On the other hand, there are those (especially highbrow mathematicians) who prefer the kernel $e^{2 \pi i x}$ to the kernel $e^{i x}$, based on the philosophy that $2 \pi i$ is the fundamentally important number, while $2 \pi$ is less so and $\pi$ is downright dumb. And this too has its merits.

Indeed one could write a very nice essay on the various conventions for Fourier transforms, the endless arguments that people get into about them, and what this means about the sociology and philosophy of mathematics, physics and engineering. I feel one coming on, but I’ll stop here.

John said

On the other hand, there are those (especially highbrow mathematicians) who prefer the kernel $e^{2\pi i x}$ to the kernel $e^{i x}$, based on the philosophy that $2\pi i$ is the fundamentally important number, while $2\pi$ is less so and $\pi$ is downright dumb. And this too has its merits.

One aspect of this is how you think of (or parametrize) the circle. Do you parametrize by arc-length in which case you think of it as $\mathbb{R}/2\pi \mathbb{Z}$? Then the kernel is $e^{-i n x}$. Do you set the length of your circle to be $1$, which is like setting the period of periodic functions to be $1$, so you think of the circle as $\mathbb{R}/\mathbb{Z}$? Then the kernel is $e^{-2\pi i n x}$. Or do you think of the circle as the unit complex numbers? Then the kernel is $x^{-n}$.

On the other hand, there are those (especially highbrow mathematicians) who prefer […] based on the philosophy that $2\pi i$ is the fundamentally important number, while $2 \pi$ is less so and $\pi$ is downright dumb.

The highbrow mathematician will hopefully know that if there is anything “downright dumb” here then it is decreeing any fixed choice at all.

Add this to the list of examples in reply to Minhyong Kim’s request for why it is good to remember isomorphisms and not impose equality.

Urs wrote:

The highbrow mathematician will hopefully know that if there is anything “downright dumb” here then it is decreeing any fixed choice at all.

As a corollary to that, it is also downright dumb for authors to assume their readers know all the authors’ conventions without having them spelled out.

David wrote:

Likewise with the Laplace transform, why $e^{−k t}$ one way and $e^{k t}$ back?
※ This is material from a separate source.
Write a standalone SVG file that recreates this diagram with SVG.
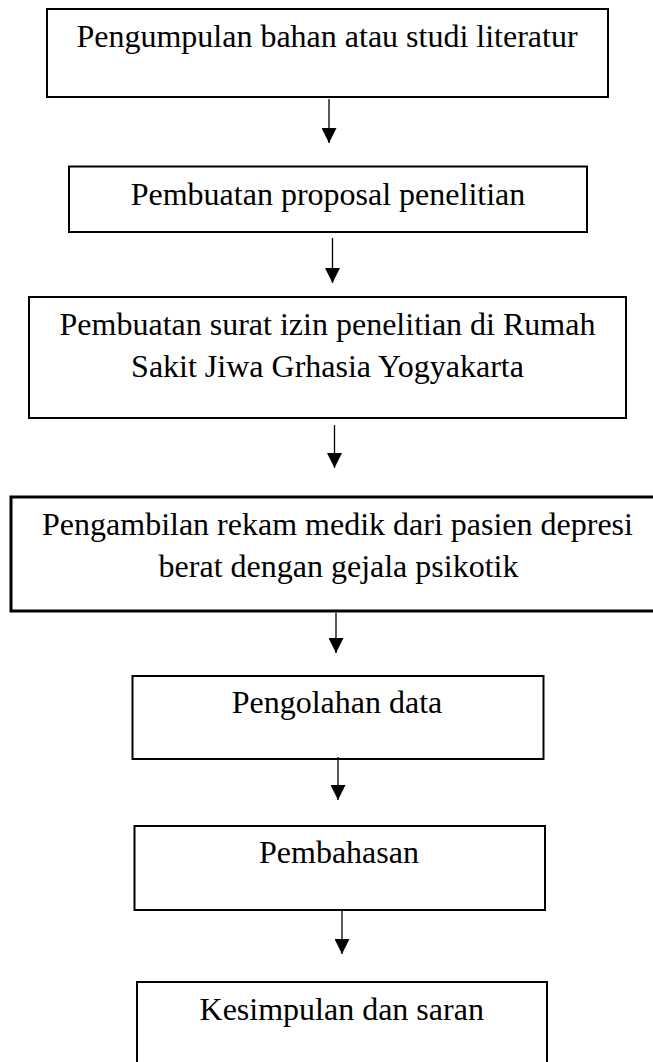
<svg xmlns="http://www.w3.org/2000/svg" width="653" height="1062" viewBox="0 0 653 1062">
<style>
.box{fill:#fff;stroke:#000;stroke-width:2}
.thick{stroke-width:3}
.lbl{font-family:"Liberation Serif","Times New Roman",serif;font-size:32px;fill:#000;text-anchor:middle}
.conn{stroke:#000;stroke-width:1.3;fill:none;marker-end:url(#ah)}
</style>
<defs>
<marker id="ah" markerUnits="userSpaceOnUse" markerWidth="15" markerHeight="15" viewBox="0 0 15 15" refX="15" refY="7.5" orient="auto">
<path d="M0,0 L15,7.5 L0,15 z" fill="#000"/>
</marker>
</defs>
<rect width="653" height="1062" fill="#fff"/>
<g id="n1"><rect class="box" x="47" y="9" width="561" height="88"/><text class="lbl" x="327" y="47">Pengumpulan bahan atau studi literatur</text></g>
<g id="n2"><rect class="box" x="69" y="166.5" width="518" height="65.5"/><text class="lbl" x="328" y="205">Pembuatan proposal penelitian</text></g>
<g id="n3"><rect class="box" x="29" y="297" width="597" height="121"/><text class="lbl" x="327.5" y="335">Pembuatan surat izin penelitian di Rumah</text><text class="lbl" x="327.5" y="377">Sakit Jiwa Grhasia Yogyakarta</text></g>
<g id="n4"><rect class="box thick" x="11" y="497" width="653" height="114"/><text class="lbl" x="337.5" y="535">Pengambilan rekam medik dari pasien depresi</text><text class="lbl" x="338.5" y="577">berat dengan gejala psikotik</text></g>
<g id="n5"><rect class="box" x="132.5" y="676" width="411" height="83"/><text class="lbl" x="337" y="713">Pengolahan data</text></g>
<g id="n6"><rect class="box" x="134.5" y="826" width="410.5" height="84"/><text class="lbl" x="339" y="863">Pembahasan</text></g>
<g id="n7"><rect class="box" x="137" y="982" width="410" height="100"/><text class="lbl" x="341.7" y="1020">Kesimpulan dan saran</text></g>
<g id="connectors">
<line class="conn" x1="329" y1="99" x2="329" y2="143"/>
<line class="conn" x1="332.5" y1="238" x2="332.5" y2="283"/>
<line class="conn" x1="334.5" y1="425" x2="334.5" y2="468"/>
<line class="conn" x1="336" y1="613" x2="336" y2="653"/>
<line class="conn" x1="338" y1="757" x2="338" y2="800"/>
<line class="conn" x1="342" y1="911" x2="342" y2="954"/>
</g>
</svg>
This is again mainly convention, but this choice matters more, psychologically at least, than the choice between $e^{i k t}$ versus $e^{- i k t}$.

The choice between $e^{i k t}$ versus $e^{- i k t}$ is the choice between a counterclockwise spiral and a clockwise one. There are three easy ways to switch between these choices:

• replacing $i$ with $-i$ (Galois group symmetry),
• replacing $t$ with $-t$ (time reversal symmetry), or
• replacing $k$ with $-k$ (changing conventions about the definition of ‘frequency’).
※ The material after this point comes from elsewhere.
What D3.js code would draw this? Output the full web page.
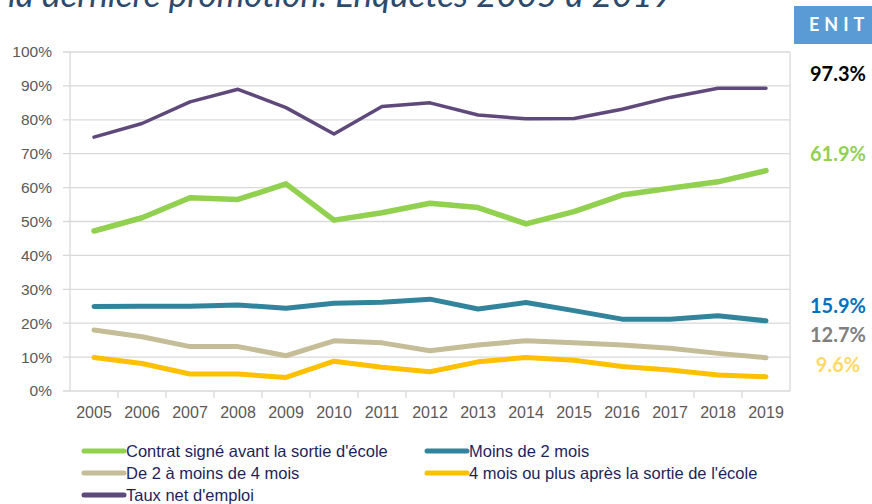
<!DOCTYPE html>
<html>
<head>
<meta charset="utf-8">
<script src="https://cdn.jsdelivr.net/npm/d3@7"></script>
<style>
  body { margin: 0; background: #fff; }
  svg { display: block; }
</style>
</head>
<body>
<div id="chart"></div>
<script>
// years on the x axis
const years = ["2005","2006","2007","2008","2009","2010","2011","2012","2013","2014","2015","2016","2017","2018","2019"];

// series values in %
const contratAvant = [47.2, 51.1, 57.0, 56.5, 61.1, 50.4, 52.6, 55.4, 54.1, 49.3, 52.9, 57.8, 59.8, 61.7, 65.0];
const moins2Mois   = [24.9, 25.0, 25.0, 25.4, 24.4, 25.9, 26.2, 27.1, 24.2, 26.1, 23.7, 21.2, 21.2, 22.2, 20.7];
const de2a4Mois    = [18.0, 16.0, 13.1, 13.1, 10.4, 14.8, 14.2, 11.9, 13.6, 14.8, 14.2, 13.6, 12.6, 11.1, 9.8];
const plus4Mois    = [9.9, 8.1, 5.0, 5.0, 4.0, 8.8, 7.0, 5.7, 8.6, 9.9, 9.1, 7.2, 6.2, 4.7, 4.2];
const tauxNet      = [74.9, 78.9, 85.3, 89.0, 83.6, 75.8, 83.9, 85.0, 81.4, 80.3, 80.4, 83.1, 86.6, 89.3, 89.3];

const seriesNames = [
  "Contrat signé avant la sortie d'école",
  "Moins de 2 mois",
  "De 2 à moins de 4 mois",
  "4 mois ou plus après la sortie de l'école",
  "Taux net d'emploi"
];

const yTicks = [0, 10, 20, 30, 40, 50, 60, 70, 80, 90, 100];

// ENIT figures shown at the right
const enitLabels = ["97.3%", "61.9%", "15.9%", "12.7%", "9.6%"];

const titleText = "la dernière promotion. Enquêtes 2005 à 2019";

const series = [
  { name: seriesNames[0], values: contratAvant, color: "#92d050", width: 5.5 },
  { name: seriesNames[1], values: moins2Mois,   color: "#31849b", width: 5 },
  { name: seriesNames[2], values: de2a4Mois,    color: "#c4bd97", width: 5 },
  { name: seriesNames[3], values: plus4Mois,    color: "#ffc000", width: 5 },
  { name: seriesNames[4], values: tauxNet,      color: "#5f497a", width: 3.5 }
];

const W = 872, H = 504;
const margin = { top: 52, right: 82, bottom: 113, left: 70 };
const width = W - margin.left - margin.right;
const height = H - margin.top - margin.bottom;

const svg = d3.select("#chart").append("svg")
  .attr("width", W)
  .attr("height", H);

// cut-off title at the very top
svg.append("text")
  .attr("x", 8)
  .attr("y", 7)
  .attr("font-family", "Lato, 'Open Sans', sans-serif")
  .attr("font-style", "italic")
  .attr("font-size", "35px")
  .attr("fill", "#2e4a6b")
  .text(titleText);

// ENIT badge
svg.append("rect")
  .attr("x", 794)
  .attr("y", 6)
  .attr("width", 78)
  .attr("height", 38)
  .attr("fill", "#5b9bd5");

svg.append("text")
  .attr("x", 809)
  .attr("y", 31)
  .attr("font-family", "Lato, 'Open Sans', sans-serif")
  .attr("font-weight", "bold")
  .attr("font-size", "18px")
  .attr("letter-spacing", "5px")
  .attr("fill", "#fff")
  .text("ENIT");

const g = svg.append("g")
  .attr("transform", `translate(${margin.left},${margin.top})`);

const x = d3.scaleBand()
  .domain(years)
  .range([0, width]);

const y = d3.scaleLinear()
  .domain([0, 100])
  .range([height, 0]);

// grid lines
g.selectAll(".grid")
  .data(yTicks)
  .enter()
  .append("line")
  .attr("class", "grid")
  .attr("x1", -7)
  .attr("x2", width)
  .attr("y1", d => y(d))
  .attr("y2", d => y(d))
  .attr("stroke", "#d9d9d9")
  .attr("stroke-width", 1.3);

// left axis line and right frame
g.append("line")
  .attr("x1", 0).attr("x2", 0)
  .attr("y1", 0).attr("y2", height)
  .attr("stroke", "#d9d9d9")
  .attr("stroke-width", 1.3);

g.append("line")
  .attr("x1", width).attr("x2", width)
  .attr("y1", 0).attr("y2", height)
  .attr("stroke", "#d9d9d9")
  .attr("stroke-width", 1.3);

// x ticks at band edges
g.selectAll(".xtick")
  .data(years.slice(1))
  .enter()
  .append("line")
  .attr("class", "xtick")
  .attr("x1", d => x(d))
  .attr("x2", d => x(d))
  .attr("y1", height)
  .attr("y2", height + 7)
  .attr("stroke", "#d9d9d9")
  .attr("stroke-width", 1.3);

// y labels
g.selectAll(".ylabel")
  .data(yTicks)
  .enter()
  .append("text")
  .attr("class", "ylabel")
  .attr("x", -18)
  .attr("y", d => y(d))
  .attr("dy", "0.35em")
  .attr("text-anchor", "end")
  .attr("font-family", "'Liberation Sans', Arial, sans-serif")
  .attr("font-size", "15.5px")
  .attr("fill", "#595959")
  .text(d => d + "%");

// x labels
g.selectAll(".xlabel")
  .data(years)
  .enter()
  .append("text")
  .attr("class", "xlabel")
  .attr("x", d => x(d) + x.bandwidth() / 2)
  .attr("y", height + 27)
  .attr("text-anchor", "middle")
  .attr("font-family", "'Liberation Sans', Arial, sans-serif")
  .attr("font-size", "16px")
  .attr("fill", "#595959")
  .text(d => d);

// lines
const line = d3.line()
  .x((d, i) => x(years[i]) + x.bandwidth() / 2)
  .y(d => y(d));

g.selectAll(".series")
  .data(series)
  .enter()
  .append("path")
  .attr("class", "series")
  .attr("fill", "none")
  .attr("stroke", d => d.color)
  .attr("stroke-width", d => d.width)
  .attr("stroke-linejoin", "round")
  .attr("stroke-linecap", "round")
  .attr("d", d => line(d.values));

// ENIT labels at right
const enitColors = ["#000000", "#92d050", "#0070c0", "#7f7f7f", "#ffd966"];
const enitY = [81, 161, 313, 342, 372];
svg.selectAll(".enit")
  .data(enitLabels)
  .enter()
  .append("text")
  .attr("class", "enit")
  .attr("x", 838)
  .attr("y", (d, i) => enitY[i])
  .attr("text-anchor", "middle")
  .attr("font-family", "Lato, 'Open Sans', sans-serif")
  .attr("font-weight", "bold")
  .attr("font-size", "20px")
  .attr("fill", (d, i) => enitColors[i])
  .text(d => d);

// legend
const legendPos = [
  { x: 82, y: 451 },
  { x: 425, y: 451 },
  { x: 82, y: 473 },
  { x: 425, y: 473 },
  { x: 82, y: 495 }
];

const legend = svg.selectAll(".legend")
  .data(series)
  .enter()
  .append("g")
  .attr("class", "legend")
  .attr("transform", (d, i) => `translate(${legendPos[i].x},${legendPos[i].y})`);

legend.append("line")
  .attr("x1", 2)
  .attr("x2", 42)
  .attr("stroke", d => d.color)
  .attr("stroke-width", 5)
  .attr("stroke-linecap", "round");

legend.append("text")
  .attr("x", 44)
  .attr("dy", "0.35em")
  .attr("font-family", "'Liberation Sans', Arial, sans-serif")
  .attr("font-size", "16.5px")
  .attr("fill", "#1f1f5c")
  .text(d => d.name);
</script>
</body>
</html>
The choice between $e^{k t}$ and $e^{-k t}$ is the difference between exponential growth and decay. This seems like a bigger deal. Now we only have two easy ways to switch between these choices: switching the sign of $t$ and switching the sign of $k$.

The Fourier transform is best for systems that oscillate endlessly. The Laplace transform is best for systems that show exponential growth or decay. In electrical circuits containing resistors, or the heat equation, or radioactive decay, or many other dissipative linear systems, we see a lot of exponential decay and no exponential growth. These are the natural markets for the Laplace transform.
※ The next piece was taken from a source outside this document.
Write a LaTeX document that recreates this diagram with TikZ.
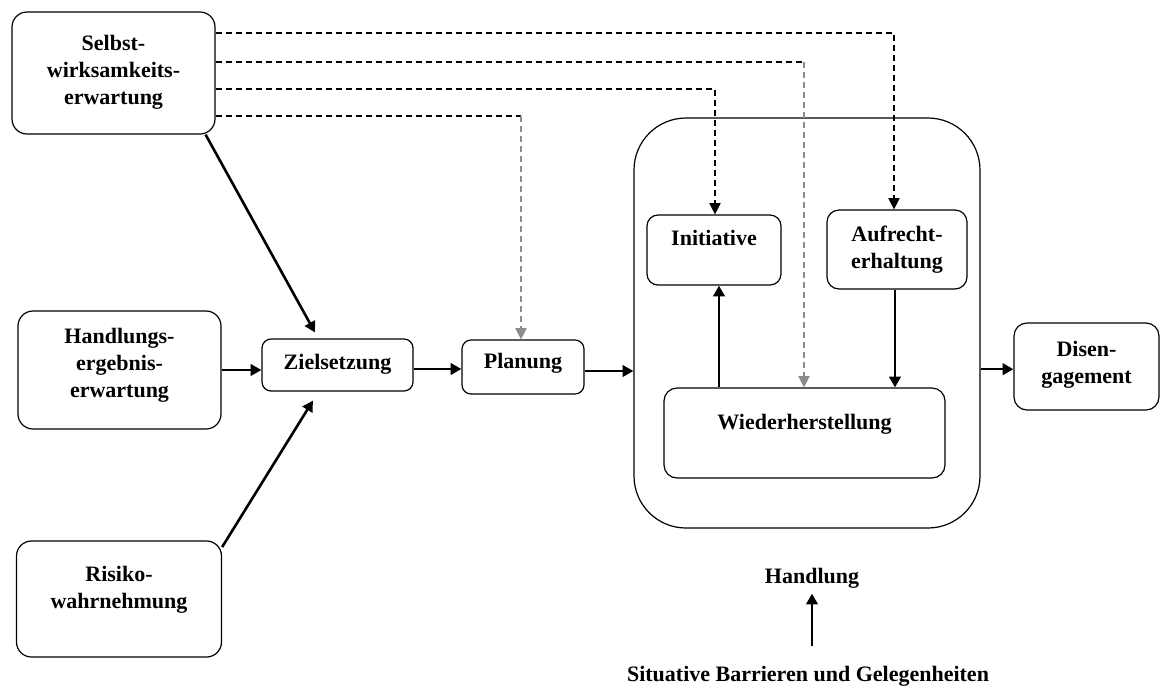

For thermodynamic reasons that can be endlessly discussed but seem intuitively obvious, we have chosen our arrow of time to point forwards in the ‘decay’ direction. So, the only remaining freedom concerns our choice of the sign for $k$: do we describe exponential decay by $e^{-k t}$ with $k$ positive, or $e^{k t}$ with $k$ negative?

Thanks. That’s helpful. I wonder why we don’t see more of Mackey’s full Laplace transform, i.e., the one arising from his generalized characters. Do we not have a need to treat decaying oscillations?

See how I try to lure you back to temperature lives on the Riemann sphere.